STATED EXERCISE —
Transcribe the whole listing without a single picture.

>> Start

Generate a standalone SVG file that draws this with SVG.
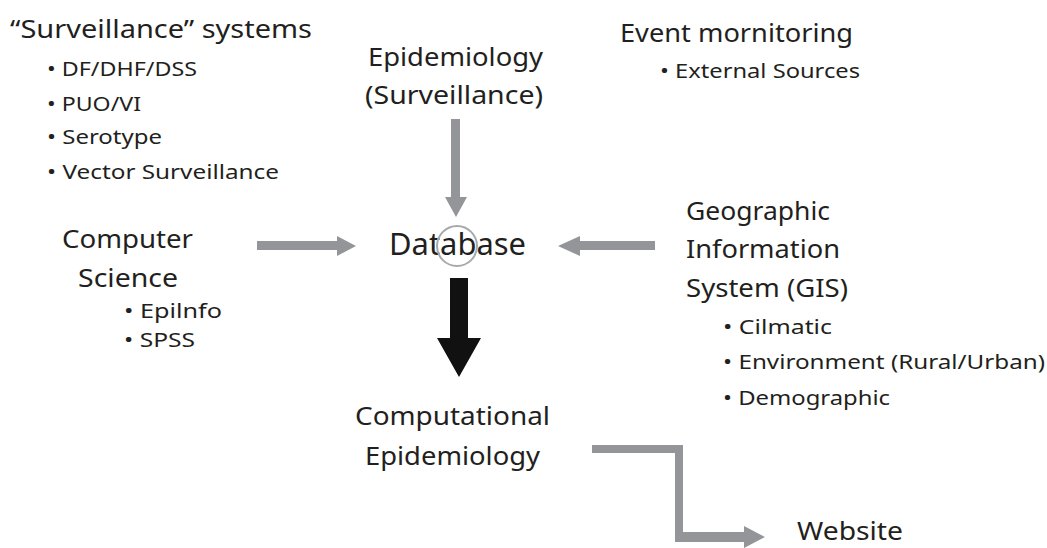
<svg xmlns="http://www.w3.org/2000/svg" width="1047" height="548" viewBox="0 0 1047 548">
<style>
text{font-family:"Noto Sans","Open Sans","Liberation Sans",sans-serif;fill:#231f20}
.h{font-size:26px}
.b{font-size:20px}
.db{font-size:30px}
.g{fill:#939598}
.k{fill:#111111}
</style>
<rect width="1047" height="548" fill="#ffffff"/>
<g id="surveillance-systems">
<text class="h" x="10" y="38" textLength="302" lengthAdjust="spacingAndGlyphs">“Surveillance” systems</text>
<text class="b" x="47" y="76" textLength="150" lengthAdjust="spacingAndGlyphs">• DF/DHF/DSS</text>
<text class="b" x="47" y="111" textLength="94" lengthAdjust="spacingAndGlyphs">• PUO/VI</text>
<text class="b" x="47" y="144" textLength="115" lengthAdjust="spacingAndGlyphs">• Serotype</text>
<text class="b" x="47" y="179" textLength="232" lengthAdjust="spacingAndGlyphs">• Vector Surveillance</text>
</g>
<g id="epidemiology">
<text class="h" x="368" y="66" textLength="175" lengthAdjust="spacingAndGlyphs">Epidemiology</text>
<text class="h" x="365" y="104" textLength="178" lengthAdjust="spacingAndGlyphs">(Surveillance)</text>
</g>
<g id="event-monitoring">
<text class="h" x="620" y="42" textLength="233" lengthAdjust="spacingAndGlyphs">Event mornitoring</text>
<text class="b" x="660" y="78" textLength="200" lengthAdjust="spacingAndGlyphs">• External Sources</text>
</g>
<g id="computer-science">
<text class="h" x="62" y="248" textLength="131" lengthAdjust="spacingAndGlyphs">Computer</text>
<text class="h" x="78" y="287" textLength="100" lengthAdjust="spacingAndGlyphs">Science</text>
<text class="b" x="124" y="318" textLength="98" lengthAdjust="spacingAndGlyphs">• Epilnfo</text>
<text class="b" x="124" y="347" textLength="71" lengthAdjust="spacingAndGlyphs">• SPSS</text>
</g>
<g id="database">
<text class="db" x="389" y="255" textLength="137" lengthAdjust="spacingAndGlyphs">Database</text>
<circle cx="457" cy="246" r="20" fill="none" stroke="#a7a9ac" stroke-width="2"/>
</g>
<g id="gis">
<text class="h" x="686" y="220" textLength="144" lengthAdjust="spacingAndGlyphs">Geographic</text>
<text class="h" x="686" y="258" textLength="154" lengthAdjust="spacingAndGlyphs">Information</text>
<text class="h" x="686" y="297" textLength="162" lengthAdjust="spacingAndGlyphs">System (GIS)</text>
<text class="b" x="723" y="334" textLength="109" lengthAdjust="spacingAndGlyphs">• Cilmatic</text>
<text class="b" x="723" y="369" textLength="322" lengthAdjust="spacingAndGlyphs">• Environment (Rural/Urban)</text>
<text class="b" x="723" y="405" textLength="167" lengthAdjust="spacingAndGlyphs">• Demographic</text>
</g>
<g id="computational-epidemiology">
<text class="h" x="355" y="425" textLength="195" lengthAdjust="spacingAndGlyphs">Computational</text>
<text class="h" x="365" y="465" textLength="175" lengthAdjust="spacingAndGlyphs">Epidemiology</text>
</g>
<g id="website">
<text class="h" x="797" y="540" textLength="106" lengthAdjust="spacingAndGlyphs">Website</text>
</g>
<g id="connectors">
<polygon class="g" points="451,119 460,119 460,197 467,197 456,217 445,197 451,197"/>
<polygon class="g" points="257,241 337,241 337,236 356,246 337,256 337,250 257,250"/>
<polygon class="g" points="655,241 580,241 580,236 558,246 580,256 580,250 655,250"/>
<polygon class="k" points="450,278 468,278 468,338 481,338 459,377 437,338 450,338"/>
<polygon class="g" points="592,445 683,445 683,532 744,532 744,526 765,537 744,548 744,542 675,542 675,453 592,453"/>
</g>
</svg>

>> End

ANSWER TO THE EXERCISE —
Generate a standalone SVG file that draws this with SVG.
<svg xmlns="http://www.w3.org/2000/svg" width="1047" height="548" viewBox="0 0 1047 548">
<style>
text{font-family:"Noto Sans","Open Sans","Liberation Sans",sans-serif;fill:#231f20}
.h{font-size:26px}
.b{font-size:20px}
.db{font-size:30px}
.g{fill:#939598}
.k{fill:#111111}
</style>
<rect width="1047" height="548" fill="#ffffff"/>
<g id="surveillance-systems">
<text class="h" x="10" y="38" textLength="302" lengthAdjust="spacingAndGlyphs">“Surveillance” systems</text>
<text class="b" x="47" y="76" textLength="150" lengthAdjust="spacingAndGlyphs">• DF/DHF/DSS</text>
<text class="b" x="47" y="111" textLength="94" lengthAdjust="spacingAndGlyphs">• PUO/VI</text>
<text class="b" x="47" y="144" textLength="115" lengthAdjust="spacingAndGlyphs">• Serotype</text>
<text class="b" x="47" y="179" textLength="232" lengthAdjust="spacingAndGlyphs">• Vector Surveillance</text>
</g>
<g id="epidemiology">
<text class="h" x="368" y="66" textLength="175" lengthAdjust="spacingAndGlyphs">Epidemiology</text>
<text class="h" x="365" y="104" textLength="178" lengthAdjust="spacingAndGlyphs">(Surveillance)</text>
</g>
<g id="event-monitoring">
<text class="h" x="620" y="42" textLength="233" lengthAdjust="spacingAndGlyphs">Event mornitoring</text>
<text class="b" x="660" y="78" textLength="200" lengthAdjust="spacingAndGlyphs">• External Sources</text>
</g>
<g id="computer-science">
<text class="h" x="62" y="248" textLength="131" lengthAdjust="spacingAndGlyphs">Computer</text>
<text class="h" x="78" y="287" textLength="100" lengthAdjust="spacingAndGlyphs">Science</text>
<text class="b" x="124" y="318" textLength="98" lengthAdjust="spacingAndGlyphs">• Epilnfo</text>
<text class="b" x="124" y="347" textLength="71" lengthAdjust="spacingAndGlyphs">• SPSS</text>
</g>
<g id="database">
<text class="db" x="389" y="255" textLength="137" lengthAdjust="spacingAndGlyphs">Database</text>
<circle cx="457" cy="246" r="20" fill="none" stroke="#a7a9ac" stroke-width="2"/>
</g>
<g id="gis">
<text class="h" x="686" y="220" textLength="144" lengthAdjust="spacingAndGlyphs">Geographic</text>
<text class="h" x="686" y="258" textLength="154" lengthAdjust="spacingAndGlyphs">Information</text>
<text class="h" x="686" y="297" textLength="162" lengthAdjust="spacingAndGlyphs">System (GIS)</text>
<text class="b" x="723" y="334" textLength="109" lengthAdjust="spacingAndGlyphs">• Cilmatic</text>
<text class="b" x="723" y="369" textLength="322" lengthAdjust="spacingAndGlyphs">• Environment (Rural/Urban)</text>
<text class="b" x="723" y="405" textLength="167" lengthAdjust="spacingAndGlyphs">• Demographic</text>
</g>
<g id="computational-epidemiology">
<text class="h" x="355" y="425" textLength="195" lengthAdjust="spacingAndGlyphs">Computational</text>
<text class="h" x="365" y="465" textLength="175" lengthAdjust="spacingAndGlyphs">Epidemiology</text>
</g>
<g id="website">
<text class="h" x="797" y="540" textLength="106" lengthAdjust="spacingAndGlyphs">Website</text>
</g>
<g id="connectors">
<polygon class="g" points="451,119 460,119 460,197 467,197 456,217 445,197 451,197"/>
<polygon class="g" points="257,241 337,241 337,236 356,246 337,256 337,250 257,250"/>
<polygon class="g" points="655,241 580,241 580,236 558,246 580,256 580,250 655,250"/>
<polygon class="k" points="450,278 468,278 468,338 481,338 459,377 437,338 450,338"/>
<polygon class="g" points="592,445 683,445 683,532 744,532 744,526 765,537 744,548 744,542 675,542 675,453 592,453"/>
</g>
</svg>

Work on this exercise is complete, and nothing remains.